ちなみに、家庭環境が複雑すぎる夫。私は父親には会っているけど母親には会ったことがない。
だからこの場面で夫に言えるのは

「知らねぇよ」

会ったこともない人に似てるとか言われても、娘を産んだのは私なのでいい迷惑。
娘だって、会ったこともない祖母に似てるとか言われても困るだろう。
だって、この話間違いなく子供達の良くない所を言っているから。

ホントつまんねぇ話してんなコイツ。と思いながらその話を聞き続けた。

子供達が悪い所があったとして、それは話し合いで解決できることもある。
しかし、夫の悪い所はそれこそ夫の両親と話し合っていただきたい。
私、夫のお母さんじゃねぇ。

とにかく年度末で仕事がバタバタしているのか、夫はちょいちょい機嫌が悪くなる。
そんなもん私には知ったこっちゃないのだけど、そこら辺は“家庭内接客”の仕事と思ってハイハイと聞いて右から左に受け流す。
「俺の性質上、一回テンションが下がると戻らないんだよ」とか言い出して、吹き出しそうになる。
だってさ、そうゆう”俺はそうゆう人間なんだ“みたいな発言、間違いなくネタにされるじゃん。恥ずかしいじゃん!!私なら絶対避ける。恥ずかしいもん!!(2回言った)

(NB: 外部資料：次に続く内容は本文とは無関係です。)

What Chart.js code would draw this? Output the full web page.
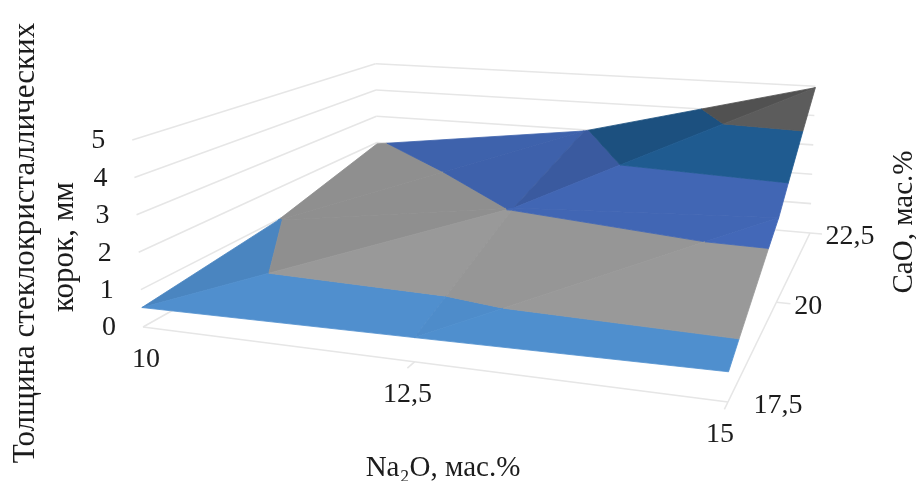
<!DOCTYPE html>
<html>
<head>
<meta charset="utf-8">
<script src="https://cdn.jsdelivr.net/npm/chart.js@4"></script>
<style>
    html, body { margin: 0; padding: 0; background: #fff; }
    #wrap { width: 916px; height: 481px; }
</style>
</head>
<body>
<div id="wrap"><canvas id="surfaceChart" width="916" height="481"></canvas></div>
<script>
const naLabels = ['10', '12,5', '15'];
const caoLabels = ['17,5', '20', '22,5'];
const zTicks = [0, 1, 2, 3, 4, 5];

// thickness, mm: one row per CaO value, one column per Na2O value
const thickness175 = [0.52, 0.60, 0.69];
const thickness20 = [0.98, 2.03, 2.40];
const thickness225 = [1.95, 2.96, 4.95];

const bandColors = ['#5090cf', '#9a9a9a', '#4369b9', '#205d94', '#5e5e5e'];
const gridColor = '#e6e6e6';

// camera: floor homography fitted to the box corners, z grows with 1/w
function project(u, v, z) {
    const w = -0.1336 * u + 0.3795 * v + 1;
    const fx = (487.7 * u + 378.5 * v + 143) / w;
    const fy = (21.3 * u - 58 * v + 327) / w;
    const lean = fx < 450 ? 0.007 : 0.003;
    return {
        x: fx + (fx - 450) * lean * z,
        y: fy - 37.4 / Math.pow(w, 1.1) * z
    };
}

function clipBelow(poly, limit, keepBelow) {
    const out = [];
    poly.forEach((p, i) => {
        const q = poly[(i + 1) % poly.length];
        const pIn = keepBelow ? p.z <= limit : p.z >= limit;
        const qIn = keepBelow ? q.z <= limit : q.z >= limit;
        if (pIn) out.push(p);
        if (pIn !== qIn) {
            const t = (limit - p.z) / (q.z - p.z);
            out.push({ u: p.u + (q.u - p.u) * t, v: p.v + (q.v - p.v) * t, z: limit });
        }
    });
    return out;
}

function shadeColor(hex, k) {
    const n = parseInt(hex.slice(1), 16);
    const r = Math.round(((n >> 16) & 255) * k);
    const g = Math.round(((n >> 8) & 255) * k);
    const b = Math.round((n & 255) * k);
    return `rgb(${r}, ${g}, ${b})`;
}

function node(rows, i, j) {
    return { u: i / 2, v: j / 2, z: rows[j][i] };
}

function surfaceDatasets() {
    const rows = [thickness175, thickness20, thickness225];
    const triangles = [];
    for (let j = 1; j >= 0; j--) {
        for (let i = 0; i < 2; i++) {
            const a = node(rows, i, j);
            const b = node(rows, i + 1, j);
            const c = node(rows, i + 1, j + 1);
            const d = node(rows, i, j + 1);
            triangles.push([a, c, d]);
            triangles.push([a, b, c]);
        }
    }
    const sets = [];
    triangles.forEach(tri => {
        const [p, q, r] = tri;
        const det = (q.u - p.u) * (r.v - p.v) - (r.u - p.u) * (q.v - p.v);
        const dzdu = ((q.z - p.z) * (r.v - p.v) - (r.z - p.z) * (q.v - p.v)) / det;
        const shade = 1 - 0.035 * Math.abs(dzdu);
        bandColors.forEach((color, band) => {
            let poly = tri;
            if (band > 0) poly = clipBelow(poly, band, false);
            if (band < bandColors.length - 1) poly = clipBelow(poly, band + 1, true);
            if (poly.length < 3) return;
            const pts = poly.map(n => project(n.u, n.v, n.z));
            pts.push(pts[0]);
            const col = shadeColor(color, shade);
            sets.push({
                data: pts,
                showLine: true,
                fill: 'shape',
                backgroundColor: col,
                borderColor: col,
                borderWidth: 0.8,
                pointRadius: 0,
                tension: 0
            });
        });
    });
    return sets;
}

function gridLine(from, to) {
    return {
        data: [project(from[0], from[1], from[2]), project(to[0], to[1], to[2])],
        showLine: true,
        fill: false,
        borderColor: gridColor,
        borderWidth: 1.6,
        pointRadius: 0
    };
}

function gridDatasets() {
    const sets = [];
    zTicks.forEach(z => {
        sets.push(gridLine([0, 0, z], [0, 1, z]));
        sets.push(gridLine([0, 1, z], [1, 1, z]));
    });
    sets.push(gridLine([0, 0, 0], [1, 0, 0]));
    sets.push(gridLine([1, 0, 0], [1, 1, 0]));
    // ticks
    sets.push(gridLine([0.5, 0, 0], [0.5, -0.03, 0]));
    sets.push(gridLine([1, 0, 0], [1, -0.03, 0]));
    sets.push(gridLine([1, 0.5, 0], [1.025, 0.5, 0]));
    sets.push(gridLine([1, 1, 0], [1.025, 1, 0]));
    return sets;
}

const axisText = {
    id: 'axisText',
    afterDraw(chart) {
        const ctx = chart.ctx;
        ctx.save();
        ctx.fillStyle = '#1c1c1c';
        ctx.textAlign = 'center';
        ctx.textBaseline = 'middle';
        ctx.font = '28px "Liberation Serif"';

        zTicks.forEach(z => {
            const p = project(0, 0, z);
            ctx.fillText(String(z), p.x - 34, p.y + 1);
        });
        const naShift = [3, -7, -8];
        naLabels.forEach((t, i) => {
            const p = project(i / 2, 0, 0);
            ctx.fillText(t, p.x + naShift[i], p.y + 33);
        });
        const caoShift = [50, 32, 40];
        caoLabels.forEach((t, j) => {
            const p = project(1, j / 2, 0);
            ctx.fillText(t, p.x + caoShift[j], p.y + 4);
        });

        ctx.font = '29px "Liberation Serif"';
        ctx.fillText('Na₂O, мас.%', 443, 468);

        ctx.save();
        ctx.translate(904, 222);
        ctx.rotate(-Math.PI / 2);
        ctx.fillText('CaO, мас.%', 0, 0);
        ctx.restore();

        ctx.font = '31px "Liberation Serif"';
        ctx.save();
        ctx.translate(26, 243);
        ctx.rotate(-Math.PI / 2);
        ctx.fillText('Толщина стеклокристаллических', 0, 0);
        ctx.restore();

        ctx.save();
        ctx.translate(65, 247);
        ctx.rotate(-Math.PI / 2);
        ctx.fillText('корок, мм', 0, 0);
        ctx.restore();

        ctx.restore();
    }
};

new Chart(document.getElementById('surfaceChart').getContext('2d'), {
    type: 'scatter',
    data: { datasets: surfaceDatasets().reverse().concat(gridDatasets()) },
    options: {
        responsive: false,
        animation: false,
        layout: { padding: 0 },
        plugins: { legend: { display: false }, tooltip: { enabled: false } },
        scales: {
            x: { type: 'linear', display: false, min: 0, max: 916 },
            y: { type: 'linear', display: false, min: 0, max: 481, reverse: true }
        }
    },
    plugins: [axisText]
});
</script>
</body>
</html>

“この厨二病がっ!”と心の中で叫ぶ。その声は私のお腹の中で消えていく。
仕方ない。これも病なのだ。夫は不治の病にかかっている。

そんな夫を私は時々“最高のエンターテイナーだな”と思う。
言動自体はとんでもないのだけど、それが面白いと思えば最高に面白い。
40過ぎたオッサンが中学生男子みたいなことを言って悦に入っている姿って、第三者として見ていると腹がよじれるくらい面白いのだ。
この面白さは夫がいない車の中で思い出して笑う。

夫婦が何でも理解し合ってリラックスできる関係だと夢見たはずなのに、いつの間にか家庭内接客とか言って夫と心の距離を取るようになっていた。
「あぁ…私達、どこまで行っても分かり合えないのね…」と悲劇のヒロインみたいに泣いていたけれど、いつの間にか「もうコイツの事分からなくていいや」になっている。
夫婦ってこうして適度な距離感を各々見つけていくのだろうなと実感した。

ただ辛いと思うだけじゃ人生もったいないので、モラハラ夫をエンタメ化する。
今私が夫のことをこき下ろしていることも知らず、相変わらず”テンション低いオレ“を演じている夫。
 
めんどくさいけど面白い。絶対笑っちゃいけない。明日まで我慢。